Sars cases rise in Chinese province

After looking at secretive military hospitals in Beijing, the World Health Organisation today said its investigators will visit new parts of China amid a surge in cases of the deadly Sars virus in an inland province.

Sars cases rise in Chinese province

After looking at secretive military hospitals in Beijing, the World Health Organisation today said its investigators will visit new parts of China amid a surge in cases of the deadly Sars virus in an inland province.

A WHO team that examined how China’s capital is handling severe acute respiratory syndrome was reporting its findings today to the Health Ministry. WHO had cautioned that failings by Beijing’s health system might let the flu-like disease spread.

“Additional WHO teams will travel soon to other parts of China,” WHO said on its Web site. An agency spokesman, James Palmer, had no details on where they would go but said it was likely to be decided by where most new cases were being reported.

Most of China’s 64 deaths and more than 1,400 cases of infection have been reported in Guangdong, a southern province with 45 fatalities and nearly 1,300 cases. Numbers of new cases there have been declining, prompting authorities to say the outbreak was under control.

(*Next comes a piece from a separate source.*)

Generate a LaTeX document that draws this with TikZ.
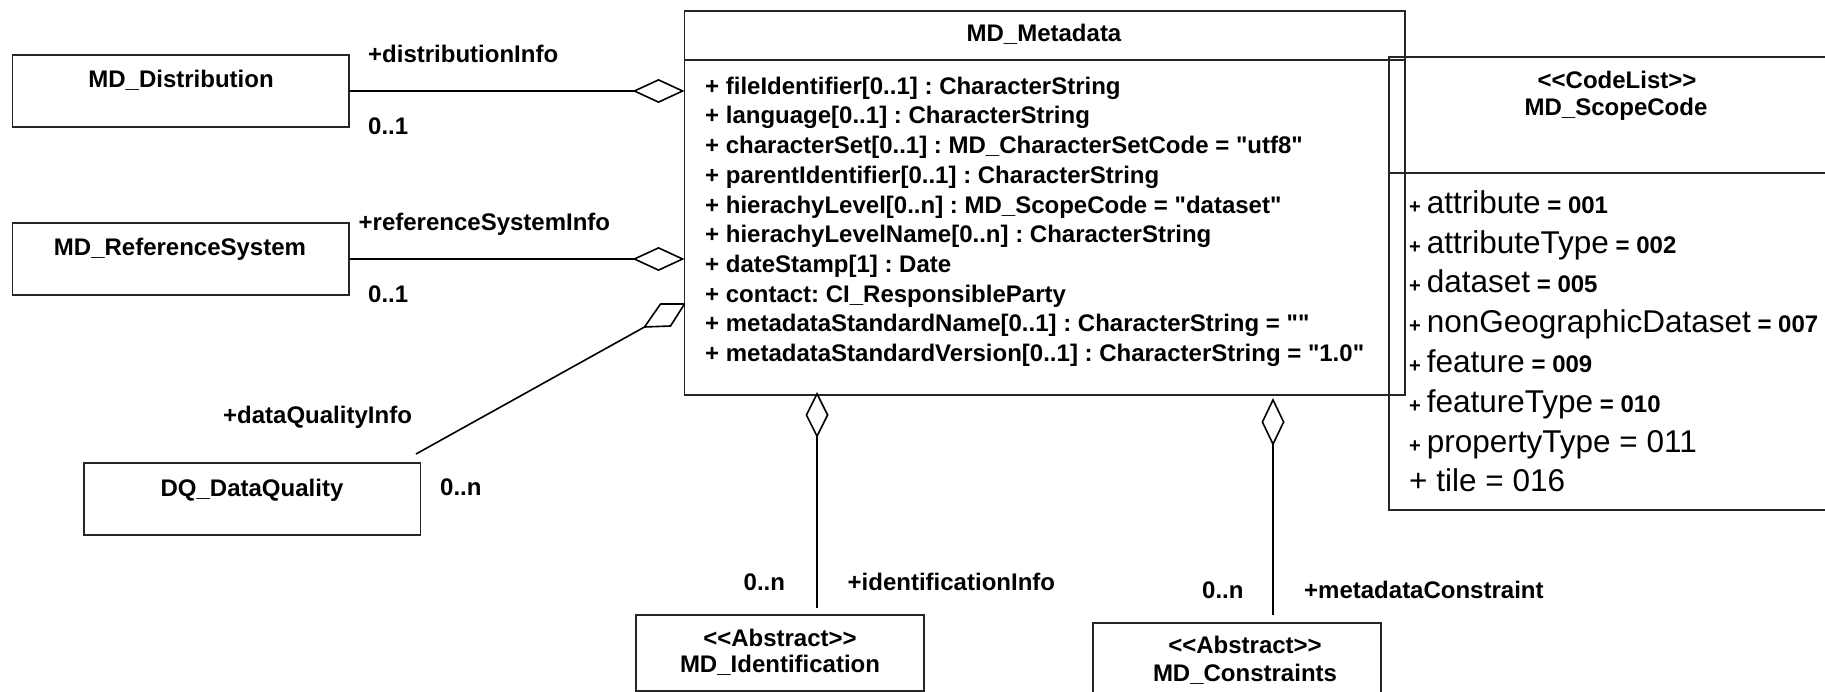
\documentclass[tikz,border=0pt]{standalone}
\usepackage{fontspec}
\setmainfont{Liberation Sans}[Ligatures=TeXOff]
\usetikzlibrary{arrows.meta}
\newcommand\umlbf{\fontsize{24}{28}\selectfont\bfseries}
\newcommand\umlrg{\fontsize{31.5}{36}\selectfont\mdseries}
\newcommand\umlpl{\fontsize{20}{24}\selectfont\bfseries}
\frenchspacing
\begin{document}
\begin{tikzpicture}[x=1pt,y=-1pt,
  box/.style={draw=black!85, line width=1.3pt, inner sep=0pt, outer sep=0pt},
  conn/.style={draw=black, line width=1.6pt},
  hagg/.style={-{Diamond[open,length=52pt,width=24pt]}},
  vagg/.style={-{Diamond[open,length=46pt,width=23pt]}},
  lbl/.style={font=\umlbf, inner sep=0pt, anchor=base west},
  ttl/.style={font=\umlbf, inner sep=0pt, anchor=base},
  att/.style={font=\umlbf, inner sep=0pt, anchor=base west},
  sat/.style={inner sep=0pt, anchor=base west}
]
\useasboundingbox (0,0) rectangle (1825,692);
\clip (0,0) rectangle (1825,692);

% boxes
\node[box, minimum width=336.5pt, minimum height=72pt] (dist) at (180.75,91) {};
\node[box, minimum width=336.5pt, minimum height=72pt] (refsys) at (180.75,259) {};
\node[box, minimum width=336.5pt, minimum height=72pt] (dq) at (252.25,499) {};
\node[box, minimum width=720.5pt, minimum height=384pt] (meta) at (1044.75,203) {};
\draw[box] ([yshift=-49pt]meta.north west) -- ([yshift=-49pt]meta.north east);
\node[box, minimum width=456pt, minimum height=453pt] (scope) at (1617,283.5) {};
\draw[box] ([yshift=-116pt]scope.north west) -- ([yshift=-116pt]scope.north east);
\node[box, minimum width=288pt, minimum height=76pt] (ident) at (780,653) {};
\node[box, minimum width=288pt, minimum height=77pt] (constr) at (1237,661.5) {};

% class names
\node[ttl] (tdist) at (181,87.3) {MD\_Distribution};
\node[ttl] (trefsys) at (180,256) {MD\_ReferenceSystem};
\node[ttl] (tdq) at (252,496) {DQ\_DataQuality};
\node[ttl] (tmeta) at (1044,41.7) {MD\_Metadata};
\node[ttl] (sident) at (780,646.7) {<{}<Abstract>{}>};
\node[ttl] (tident) at (780,672.7) {MD\_Identification};
\node[ttl] (sconstr) at (1245,653.3) {<{}<Abstract>{}>};
\node[ttl] (tconstr) at (1245,681.7) {MD\_Constraints};
\node[ttl] (sscope) at (1617,88.3) {<{}<CodeList>{}>};
\node[ttl] (tscope) at (1616,116) {MD\_ScopeCode};

% metadata attributes
\node[att] (a1) at (705,94.3) {+ fileIdentifier[0..1] : CharacterString};
\node[att] (a2) at (705,124.0) {+ language[0..1] : CharacterString};
\node[att] (a3) at (705,153.7) {+ characterSet[0..1] : MD\_CharacterSetCode = "utf8"};
\node[att] (a4) at (705,183.4) {+ parentIdentifier[0..1] : CharacterString};
\node[att] (a5) at (705,213.1) {+ hierachyLevel[0..n] : MD\_ScopeCode = "dataset"};
\node[att] (a6) at (705,242.8) {+ hierachyLevelName[0..n] : CharacterString};
\node[att] (a7) at (705,272.5) {+ dateStamp[1] : Date};
\node[att] (a8) at (705,302.2) {+ contact: CI\_ResponsibleParty};
\node[att] (a9) at (705,331.9) {+ metadataStandardName[0..1] : CharacterString = ""};
\node[att] (a10) at (705,361.6) {+ metadataStandardVersion[0..1] : CharacterString = "1.0"};

% scope code values
\node[sat] (s1) at (1409,213.3) {{\umlpl +}\hspace{6pt}{\umlrg attribute}{\umlbf\ = 001}};
\node[sat] (s2) at (1409,253.1) {{\umlpl +}\hspace{6pt}{\umlrg attributeType}{\umlbf\ = 002}};
\node[sat] (s3) at (1409,292.9) {{\umlpl +}\hspace{6pt}{\umlrg dataset}{\umlbf\ = 005}};
\node[sat] (s4) at (1409,332.7) {{\umlpl +}\hspace{6pt}{\umlrg nonGeographicDataset}{\umlbf\ = 007}};
\node[sat] (s5) at (1409,372.5) {{\umlpl +}\hspace{6pt}{\umlrg feature}{\umlbf\ = 009}};
\node[sat] (s6) at (1409,412.3) {{\umlpl +}\hspace{6pt}{\umlrg featureType}{\umlbf\ = 010}};
\node[sat] (s7) at (1409,452.1) {{\umlpl +}\hspace{6pt}{\umlrg propertyType = 011}};
\node[sat] (s8) at (1409,491.9) {{\umlrg + tile = 016}};

% connectors
\draw[conn, hagg] (dist.east) -- (dist.east -| meta.west);
\draw[conn, hagg] (refsys.east) -- (refsys.east -| meta.west);

\coordinate (dqtip) at ([yshift=-293pt]meta.north west);
\coordinate (dqend) at ([shift={(-4.5pt,9pt)}]dq.north east);
\draw[conn, line join=round] (dqtip) -- ++(-24,0) -- ++(-16,23) -- ++(26,-1) -- cycle;
\draw[conn] ([shift={(-40,23)}]dqtip) -- (dqend);

\coordinate (itip) at ([shift={(132.5pt,3pt)}]meta.south west);
\coordinate (iend) at ([shift={(37pt,7pt)}]ident.north);
\draw[conn, vagg] (iend) -- (itip);
\coordinate (ctip) at ([shift={(588.5pt,-3pt)}]meta.south west);
\coordinate (cend) at ([shift={(36pt,8pt)}]constr.north);
\draw[conn, -{Diamond[open,length=48pt,width=23pt]}] (cend) -- (ctip);

% role names and multiplicities
\node[lbl] (rdist) at (368,62.7) {+distributionInfo};
\node[lbl] (mdist) at (368,134.3) {0..1};
\node[lbl] (rref) at (358.5,230.7) {+referenceSystemInfo};
\node[lbl] (mref) at (368,302.7) {0..1};
\node[lbl] (rdq) at (223,423.3) {+dataQualityInfo};
\node[lbl] (mdq) at (440,495) {0..n};
\node[lbl] (mident) at (743.5,590.7) {0..n};
\node[lbl] (rident) at (847.5,590.7) {+identificationInfo};
\node[lbl] (mconstr) at (1202,598.3) {0..n};
\node[lbl] (rconstr) at (1304,598.3) {+metadataConstraint};
\end{tikzpicture}
\end{document}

But numbers elsewhere surged this week when three fatalities and 47 new infections were reported in the northern province of Shanxi, raising that region’s total to seven deaths and 82 cases. Three deaths and 17 infections have been reported in the Inner Mongolia region, also in the north.

WHO has warned that China’s poorer inland regions might lack the resources to cope with Sars.

In more prosperous Beijing, the agency said, the failure to trace people who had contact with those infected could allow the disease to spread. Beijing has reported four deaths and 37 cases.

Mr Palmer would not give details of what the WHO team was telling Chinese authorities about their five-day inspection in Beijing.

A WHO official said yesterday that Sars would not be fully understood until experts understand what is happening in China, where the disease is believed to have originated.

“Everything hinges on what we find out in China, as far as our projections,” Dr David Heymann, head of WHO’s Communicable Diseases Cluster, said in New York.

The WHO team in Beijing visited military hospitals yesterday to check rumours of unreported cases. Team member Dr James Maguire, of the US Centres for Disease Control and Prevention, said the visits were “very informative” but gave no more details.

WHO was looking into rumours of unreported SARS cases in Beijing military hospitals. A prominent military surgeon said last week that the Chinese capital had several times as many Sars cases as previously reported.

China has been accused of underreporting the extent of the outbreak, which Premier Wen Jiabao said last weekend ”remains grave”.

Also today, a teacher at a Beijing school said one of its classrooms had been closed and its students sent home after a classmate was suspected of contracting Sars.

The fourth-grade class at the First Zhongguancun Primary School was closed on Monday following the death last week of a student’s grandfather in a suspected Sars case, said the teacher. She said students are being checked at home by experts from the Beijing Health Bureau.